By Warren Murphy and Richard Sapir

Chapter 1

Drugs were Cal Dreeder's stock-in-trade. He had realized this sad truth in an alcohol-inspired epiphany just a few short days before his untimely death. That cold winter night the last of his dreary life-he mentioned his revelation to Randy Smeed.

"Stock-in-trade means you deal it, Cal," Smeed explained to the older man. He tried to force a bored tone, but there was a tightness to his voice.

The two men were crammed along with twelve others in the back of a windowless van. They jounced uncomfortably on their hard seats as the nondescript vehicle turned off the New Jersey turnpike. The road soon became rough.

"It's what you do business with," Cal said knowingly. "I looked it up. And without drugs, we're out of business." He sounded almost disappointed.

"We'd find something else to do," Randy insisted dryly.

"You, maybe. Not me. I've been in this business nearly thirty years. It'd be hard for me to find something else. At my age, it's hard to change."

"You're old enough. Why don't you put in for a desk job?"

Cal laughed. "That'd be even harder. No, my only hope is that the drugs hold out until I retire." A few hard faces glanced his way.

"Joking," Cal said, raising his hands defensively. "Jeez, you guys've gotta learn to lighten up."

One of the young men held Cal's gaze for a long time. He was still scowling when he finally turned away.

Cal shook his head. So serious.

The young men in the truck all wore matching windbreakers. The letters DEA were printed in block letters across the back. Cal wore one, as well.

He'd worn some form of official ID for most of his life.

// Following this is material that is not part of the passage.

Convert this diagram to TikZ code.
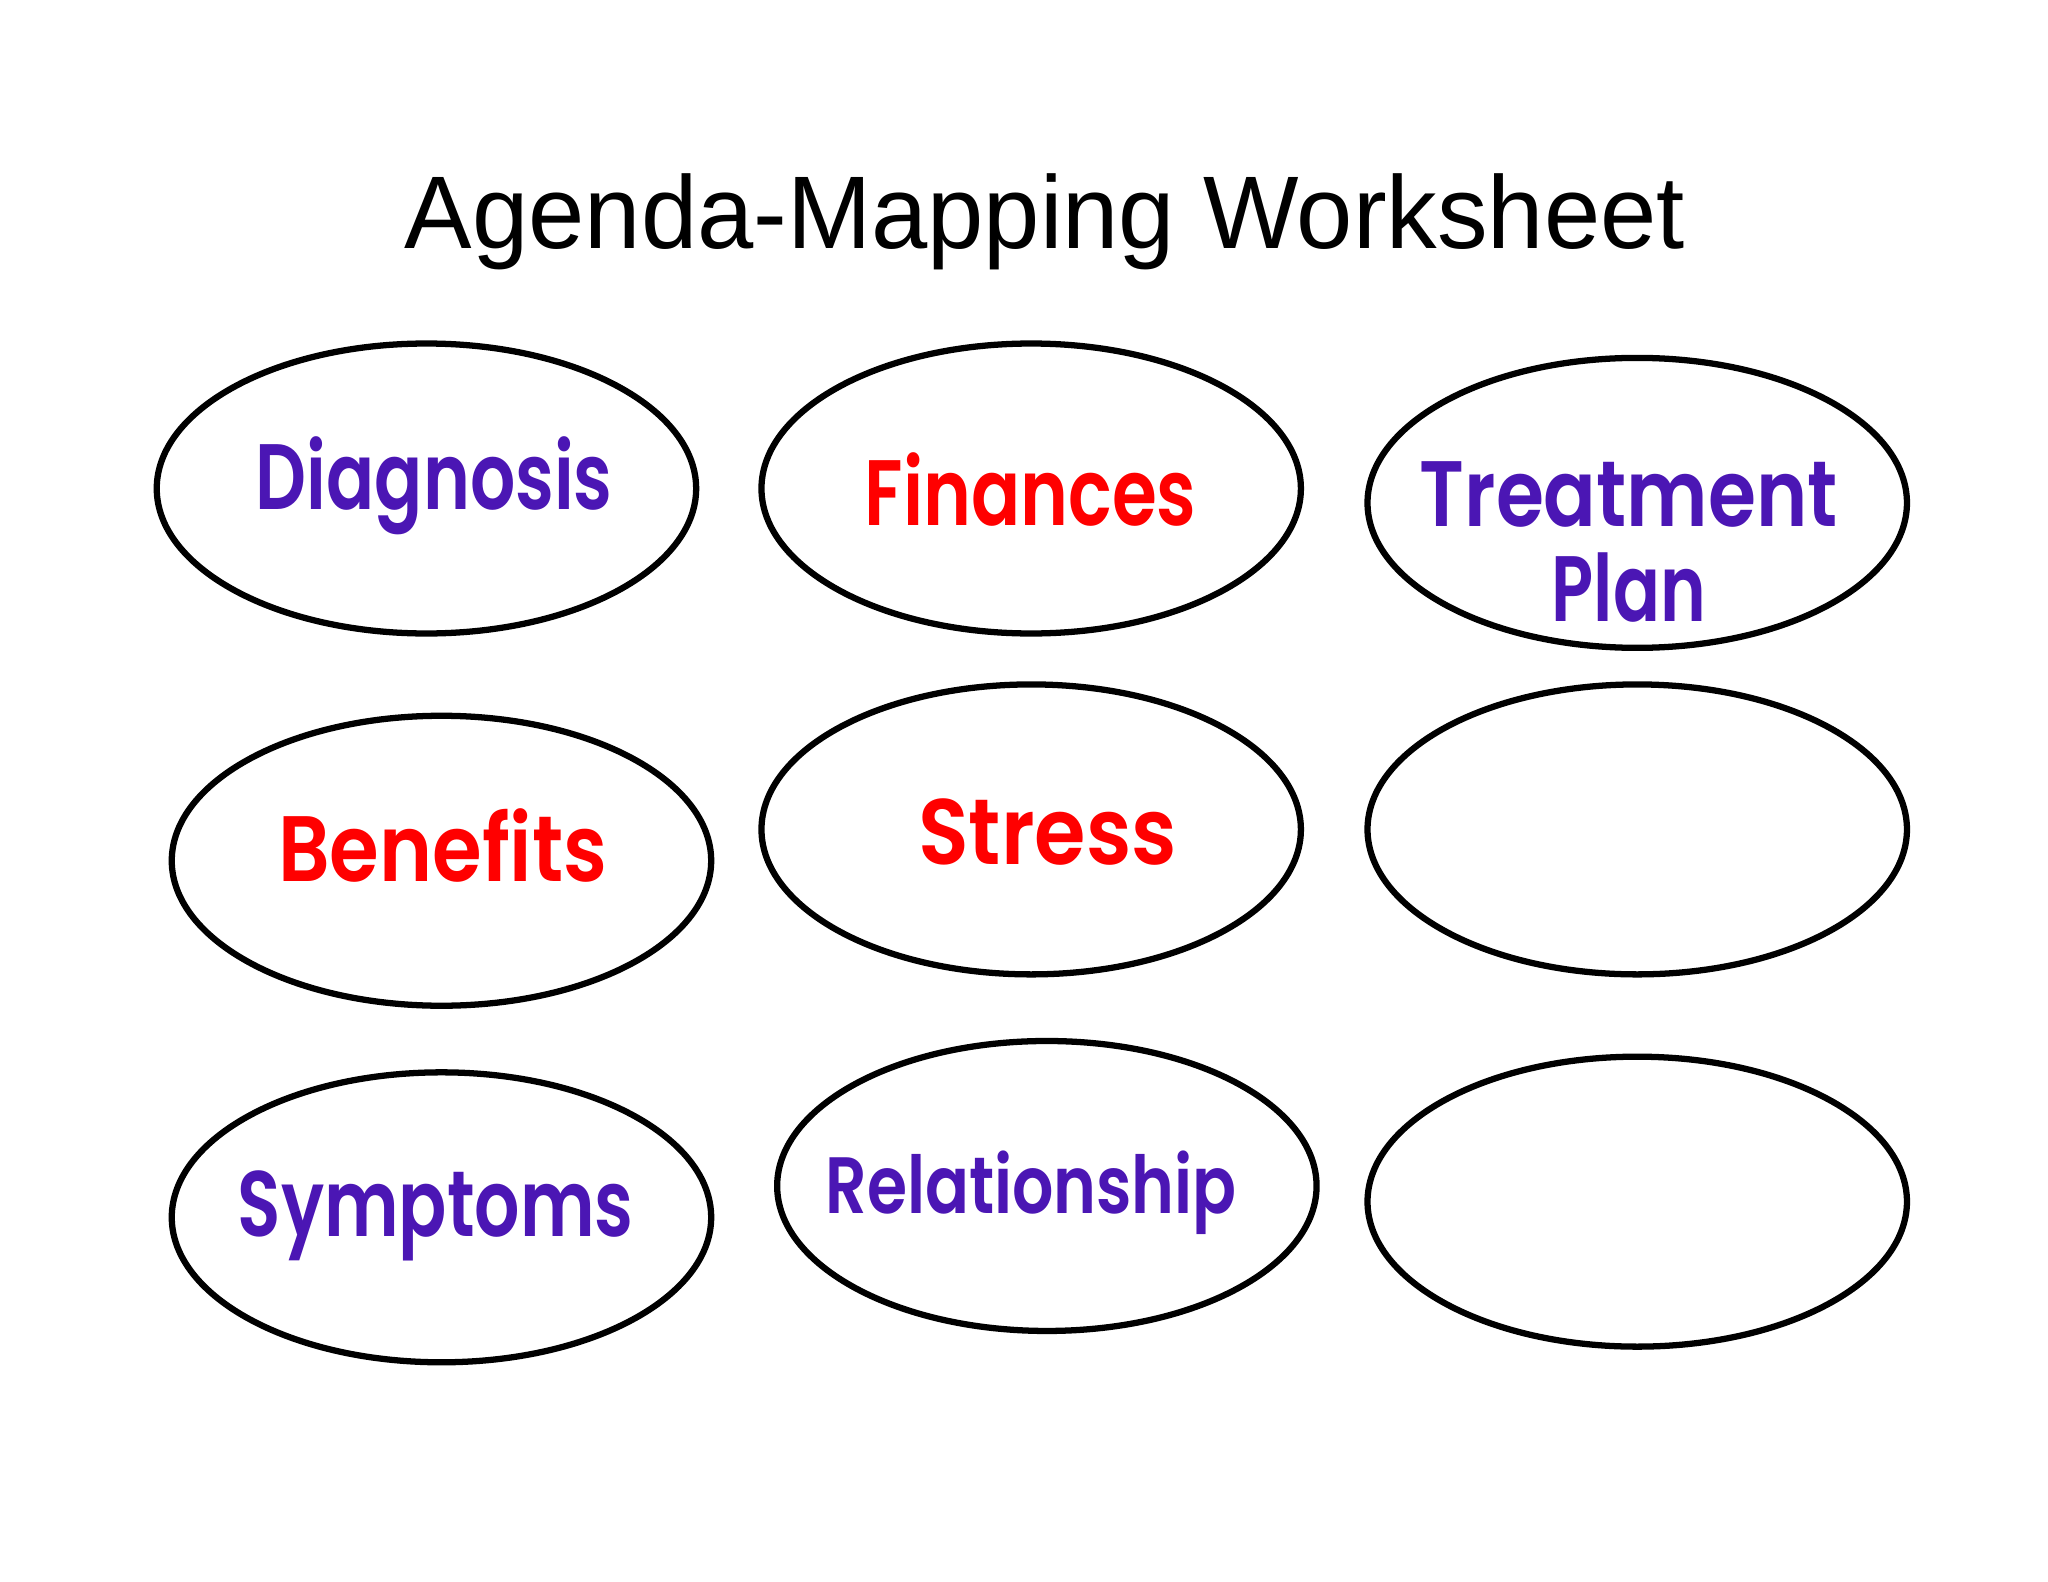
\documentclass[tikz,border=0pt]{standalone}
\usepackage{fontspec}
\usepackage{graphicx}
\usetikzlibrary{shapes.geometric}
\setmainfont{Liberation Sans}
\newfontfamily\labfont{Poppins SemiBold}
\newlength\px
\setlength\px{0.02cm}
\definecolor{labpurple}{RGB}{75,22,180}
\definecolor{labred}{RGB}{255,0,0}
\newcommand\fitw[2]{\resizebox{#1\px}{\height}{#2}}
\tikzset{
  oval/.style={ellipse, draw=black, line width=4.8\px, fill=white,
    minimum width=413\px, minimum height=222\px, inner sep=0pt},
  lab/.style={anchor=base, inner sep=0pt, font=\labfont\fontsize{40.5}{48}\selectfont},
  labsmall/.style={anchor=base, inner sep=0pt, font=\labfont\fontsize{34.8}{42}\selectfont},
  ttl/.style={anchor=base, inner sep=0pt, font=\fontsize{45}{54}\selectfont}
}
\begin{document}
\begin{tikzpicture}[x=0.02cm, y=-0.02cm]
\fill[white] (0,0) rectangle (1568,1211);
\useasboundingbox (0,0) rectangle (1568,1211);
\node[ttl] (title) at (800,190) {\fitw{980}{Agenda-Mapping Worksheet}};
% ellipses
\node[oval] (e1) at (326.5,374) {};
\node[oval] (e2) at (789.5,374) {};
\node[oval] (e3) at (1253.5,385) {};
\node[oval] (e4) at (338,659) {};
\node[oval] (e5) at (789.5,635) {};
\node[oval] (e6) at (1253.5,635) {};
\node[oval] (e7) at (338,932) {};
\node[oval] (e8) at (801.5,908) {};
\node[oval] (e9) at (1253.5,920) {};
% labels
\node[lab, text=labpurple] (t1) at (332.5,390) {\fitw{273}{Diagnosis}};
\node[lab, text=labred] (t2) at (789,402) {\fitw{254}{Finances}};
\node[lab, text=labpurple] (t3) at (1247,403) {\fitw{320}{Treatment}};
\node[lab, text=labpurple] (t3b) at (1247,476) {\fitw{118}{Plan}};
\node[lab, text=labred] (t4) at (339,675) {\fitw{252}{Benefits}};
\node[lab, text=labred] (t5) at (802,662) {\fitw{198}{Stress}};
\node[lab, text=labpurple] (t7) at (333.5,947) {\fitw{303}{Symptoms}};
\node[labsmall, text=labpurple] (t8) at (789.5,929) {\fitw{315}{Relationship}};
\end{tikzpicture}
\end{document}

From his stint in the Navy, he'd gone straight to the Drug Enforcement Administration. Most of the men who surrounded him now were still watching Saturday-morning cartoons when Cal was going on his first hippie drug raids.

Thirty years of undercover, crappy pay and putting his life on the line on an almost daily basis. And the drug problem had only gotten worse.

These days, people would drink a gallon of cough syrup if they thought they could get a buzz off it. Cal had heard of kids sealing their nostrils shut while sniffing glue, housewives who had been hospitalized after guzzling rubbing alcohol and one case where a teenager had died after sucking on the nozzle of a can of spray paint.

Society was crumbling. Cal Dreeder was charged with the impossible job of holding it together. As a result, Cal had been depressed for more years than he cared to remember.

The young punks around him didn't get his bitter joke. It had been a stupid thought. Drugs weren't going anywhere. Not as long as there were people willing to pump the junk into their veins and snort it up their noses. Not as long as there were creeps eager to push it in schoolyards and playgrounds. And especially not as long as it was profitable for the bigwig scum-suckers abroad and at home who supplied it.

No, Cal Dreeder's job was secure. And on this mid-January night on a back road in Jersey, the cold stink of the factories in the distant frozen swamps curling on winter's wind into the van's fetid air, the thought that he would never be out of work filled Cal with an infinite sadness.

They drove for another half hour.

The road became almost impassable. The men who were sitting were practically thrown from their seats. Those standing banged their heads on the steel roof more than once.

"They could've picked a better location," one of the young men complained.

"Better for who?" another grunted.

Eventually, the van slowed to a stop. What little conversation that had been going on within the confines of the truck died along with the engine.

Guns were pulled out of holsters. Safeties were thumbed off. The men formed a silent sweating row as the side door of the van rolled open.


The voice of the DEA field agent in charge was a soft growl. The men dutifully piled from the van. Cal felt a small knot deep in the pit of his stomach when he saw the dull amber squares through the naked trees. The light shone through the windows, casting weird shadows around the nearby frozen woods.

On the surveillance photographs he'd seen, the building looked as if it had been an airport hangar at one time. If so, there was no sign of the airstrip it had served. It might have been used by a crop duster during some bygone age in the Garden State. Now, it was just another rotting hovel commandeered by society's dregs.